The court said certain glaring facts have emerged in the property dispute, which impelled it to conclude that the investigation was "not only faulty but highly motivated" and the accused persons, who were alleged to be the trespassers on the property, were the ones who were already possessing it.
Additional District Judge Kamini Lau said the criminal background of the victim, who died in the incident, and an injured person and the history of enmity and litigation between the parties was "deliberately withheld" from the court by the investigating agency and it would be "highly unsafe" to convict the accused.
The court said it cannot be ruled out that Pal and Bhupender had come to the disputed property attempting to take forcible possession which was resisted to by the accused.
The court also said it was neither believable nor probable that the accused, including ex-serviceman, government servant, senior citizens and two women, would come to take revenge from Pal who was a criminal with 14 cases against him.

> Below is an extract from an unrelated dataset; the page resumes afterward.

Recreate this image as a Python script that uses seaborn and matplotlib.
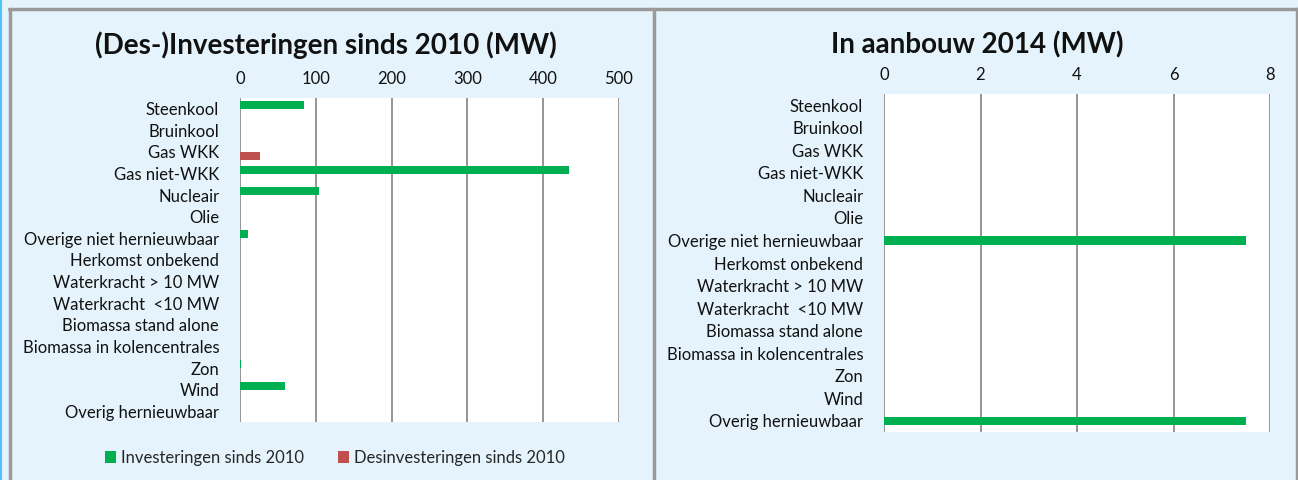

"The possibility of false involvement/implications of one or all of them cannot be ruled out keeping in view of the fact that the state of affairs is such that it is not possible to determine who is the actual assailant, the acquittal of all the accused is a compulsion of the court or else there can be the possibility of conviction of an innocent," the judge said.
The court acquitted Delhi residents Ram Kumar and Kuldeep and Dharampal, Luxmi Devi, Ravinder and Savita, who were living in Haryana's Rohtak area, of charges of murder, rioting armed with deadly weapons, attempt to murder and house trespass of the IPC and under the provisions of Arms Act.
"This is a simple and plain attempt to divert and twist the investigation in a particular direction and I have no hesitation in holding that the investigation on the face of it was biased and motivated," it said. The court was hearing a case which was transferred from Rohtak to Delhi following a Supreme Court order.